DL: When you look around the American League, are there any current players that remind you of Tom Foley?

TF: When I think back to when I played, guys like Rex Hudler, me, and Raphael Belliard did a good job of playing our roles. Of the guys now, I don’t really know. Here in the American League, there aren’t that many guys who come off the bench and play second, short, and third too much. I guess Alex Cora is one of those guys. He was a starter earlier in his career, now he’s a veteran utility guy who does a good job. Managers like guys like that–veteran guys who accept their role and you can count on them when one of your starters needs a day off. He can put you on the field and you won’t make any mistakes.

DL: You made one appearance as a pitcher in the big leagues.

TF: Hah! We were getting blown out by the Reds, Joe Hesketh was pitching, and Buck Rodgers comes out on the field and points to me. I thought he was making a double switch, so I started running off the field, but then he yelled at me, so I knew that I’d be pitching. A friend of mine, Jeff Reed, was hitting. The count got to 3-2, and he pulled a foul ball that would have been a home run had it been fair. So I threw the next pitch a little harder–at least I thought I did–and he hit a home run! Then I got Ron Oester to ground out to first base. I had forgotten about that, but it was definitely a highlight of my career. It’s always a rush when a position player gets to pitch.

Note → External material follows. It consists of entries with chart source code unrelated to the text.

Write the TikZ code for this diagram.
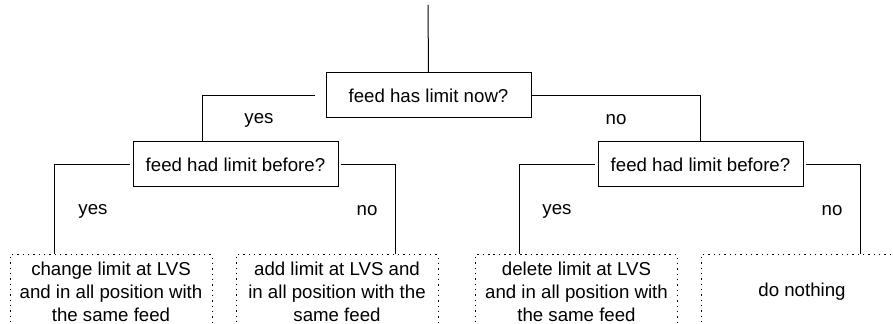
\documentclass[tikz,border=0pt]{standalone}
\usepackage{fontspec}
\setmainfont{Liberation Sans}
\begin{document}
\begin{tikzpicture}[x=0.75pt,y=-0.75pt,
  every node/.style={font=\fontsize{14}{17.25}\selectfont},
  decision/.style={draw,line width=0.75pt,rectangle,inner sep=0pt,
    minimum width=153.75pt,minimum height=33.75pt},
  action/.style={draw,line width=0.75pt,rectangle,inner sep=0pt,
    dash pattern=on 1.1pt off 2.9pt,align=center,
    minimum width=151.5pt,minimum height=55.5pt},
  wire/.style={line width=0.75pt},
  answer/.style={inner sep=0pt}]
\useasboundingbox (0,0) rectangle (893,324);
\clip (0,0) rectangle (893,324);

% questions
\node[decision] (root) at (428.5,95.5) {feed has limit now?};
\node[decision] (qL) at (235.5,164.5) {feed had limit before?};
\node[decision] (qR) at (700.5,164.5) {feed had limit before?};

% outcomes (their lower edges run off the page)
\node[action] (a1) at (111,292) {change limit at LVS\\and in all position with\\the same feed};
\node[action] (a2) at (337,292) {add limit at LVS and\\in all position with the\\same feed};
\node[action] (a3) at (576.5,292) {delete limit at LVS\\and in all position with\\the same feed};
\node[action] (a4) at (802,292) {do nothing};

% incoming line
\coordinate (entry) at (428,5);
\draw[wire] (entry) -- (root.north);

% branches
\draw[wire] ([xshift=-8pt]root.west) -| ([xshift=-25pt]qL.north);
\draw[wire] (root.east) -| (qR.north);
\draw[wire] ([xshift=-2pt]qL.west) -| ([xshift=-42.75pt]a1.north);
\draw[wire] ([xshift=1.5pt]qL.east) -| ([xshift=43.5pt]a2.north);
\draw[wire] ([xshift=-2pt]qR.west) -| ([xshift=-42.4pt]a3.north);
\draw[wire] ([xshift=1.5pt]qR.east) -| ([xshift=43.5pt]a4.north);

% branch labels
\node[answer] (y0) at (259,120) {yes};
\node[answer] (n0) at (616,120) {no};
\node[answer] (y1) at (93,211) {yes};
\node[answer] (n1) at (367,211) {no};
\node[answer] (y2) at (557,211) {yes};
\node[answer] (n2) at (832,211) {no};
\end{tikzpicture}
\end{document}
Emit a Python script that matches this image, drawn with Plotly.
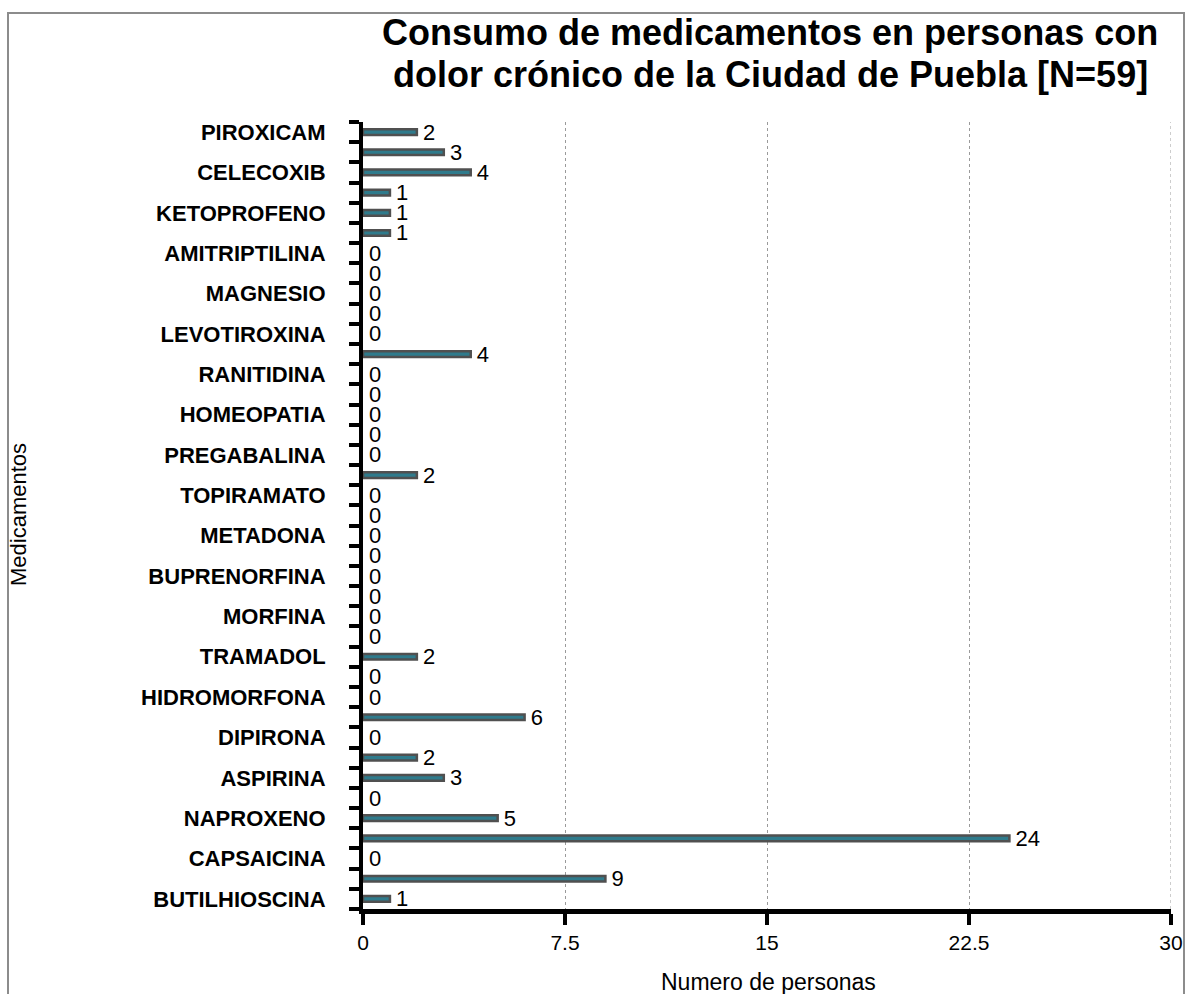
import plotly.graph_objects as go

# ---- data (top to bottom) ----
categorias = ["PIROXICAM", None, "CELECOXIB", None, "KETOPROFENO", None,
              "AMITRIPTILINA", None, "MAGNESIO", None, "LEVOTIROXINA", None,
              "RANITIDINA", None, "HOMEOPATIA", None, "PREGABALINA", None,
              "TOPIRAMATO", None, "METADONA", None, "BUPRENORFINA", None,
              "MORFINA", None, "TRAMADOL", None, "HIDROMORFONA", None,
              "DIPIRONA", None, "ASPIRINA", None, "NAPROXENO", None,
              "CAPSAICINA", None, "BUTILHIOSCINA"]
personas = [2, 3, 4, 1, 1, 1,
            0, 0, 0, 0, 0,
            4,
            0, 0, 0, 0, 0,
            2,
            0, 0, 0, 0, 0, 0, 0, 0,
            2,
            0, 0,
            6,
            0,
            2, 3,
            0,
            5, 24,
            0,
            9, 1]
x_ticks = [0, 7.5, 15, 22.5, 30]
x_tick_labels = ["0", "7.5", "15", "22.5", "30"]

titulo_1 = "Consumo de medicamentos en personas con"
titulo_2 = "dolor crónico de la Ciudad de Puebla [N=59]"
x_titulo = "Numero de personas"
y_titulo = "Medicamentos"

FONT = "Liberation Sans, Arial, sans-serif"

posiciones = list(range(len(personas)))
label_pos = [i for i, c in enumerate(categorias) if c]
label_txt = [c for c in categorias if c]

fig = go.Figure()
fig.add_trace(go.Bar(
    x=personas,
    y=posiciones,
    orientation="h",
    width=0.28,
    marker=dict(color="#2f7b8c",
                line=dict(color="#505050",
                          width=[2.5 if v > 0 else 0 for v in personas])),
    text=[str(v) for v in personas],
    texttemplate="\u00a0%{text}",
    textposition="outside",
    constraintext="none",
    cliponaxis=False,
    textfont=dict(family=FONT, size=22, color="black"),
    hoverinfo="x+y",
))

# plot area geometry (px)
L, R, T, B = 363, 1171, 122, 909
W, H = 1186, 994
pw, ph = R - L, B - T

def px_x(x):
    return (x - L) / pw

def px_y(y):
    return (B - y) / ph

fig.update_layout(
    width=W, height=H, autosize=False,
    margin=dict(l=L, r=W - R, t=T, b=H - B, pad=0, autoexpand=False),
    paper_bgcolor="white",
    plot_bgcolor="white",
    showlegend=False,
    font=dict(family=FONT, color="black"),
    xaxis=dict(range=[0, 30], tickmode="array", tickvals=x_ticks, ticktext=x_tick_labels,
               automargin=False,
               showline=True, linewidth=5, linecolor="black",
               ticks="outside", ticklen=11, tickwidth=4, tickcolor="black",
               showgrid=True, gridcolor="#9a9a9a", griddash="dot", gridwidth=1,
               zeroline=False,
               tickfont=dict(family=FONT, size=21, color="black")),
    yaxis=dict(range=[len(personas) - 0.5, -0.5], tickmode="array",
               tickvals=label_pos, ticktext=["<b>" + t + "</b>" for t in label_txt],
               automargin=False,
               ticks="", ticklabelstandoff=29,
               showline=True, linewidth=4, linecolor="black",
               showgrid=False, zeroline=False,
               minor=dict(tickmode="array",
                          tickvals=[i - 0.5 for i in range(len(personas) + 1)],
                          ticks="outside", ticklen=10, tickwidth=3.5, tickcolor="black",
                          showgrid=False),
               tickfont=dict(family=FONT, size=22, color="black")),
    shapes=[
        dict(type="rect", xref="paper", yref="paper",
             x0=px_x(8), x1=px_x(1184), y0=px_y(1000), y1=px_y(13),
             line=dict(color="#8c8c8c", width=2), fillcolor="rgba(0,0,0,0)",
             layer="below"),
        # gridline at the last tick (edge of plot area)
        dict(type="line", xref="x", yref="paper",
             x0=x_ticks[-1], x1=x_ticks[-1], y0=0, y1=1,
             line=dict(color="#9a9a9a", width=1, dash="dot"), layer="below"),
    ],
    annotations=[
        dict(text="<b>" + titulo_1 + "</b>", xref="paper", yref="paper",
             x=px_x(770), y=px_y(33), xanchor="center", yanchor="middle",
             showarrow=False, font=dict(family=FONT, size=36, color="black")),
        dict(text="<b>" + titulo_2 + "</b>", xref="paper", yref="paper",
             x=px_x(770), y=px_y(75), xanchor="center", yanchor="middle",
             showarrow=False, font=dict(family=FONT, size=36, color="black")),
        dict(text=x_titulo, xref="paper", yref="paper", x=px_x(768), y=px_y(982),
             xanchor="center", yanchor="middle", showarrow=False,
             font=dict(family=FONT, size=23, color="black")),
        dict(text=y_titulo, xref="paper", yref="paper", x=px_x(18), y=px_y(515),
             xanchor="center", yanchor="middle", showarrow=False, textangle=-90,
             font=dict(family=FONT, size=22, color="black")),
    ],
)

fig.write_html("out.html", config={"responsive": False})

DL: According to the Rays media guide, in high school you were a right-handed-throwing shortstop and a left-handed-throwing quarterback.

TF: Yeah, I was born left-handed or became left-handed. My dad played ball in the Army, and I picked his glove up and started throwing a baseball right-handed. I played three sports in high school. I shot left-handed playing basketball, threw right-handed playing baseball, and I was a left-handed quarterback. That was just how it ended up.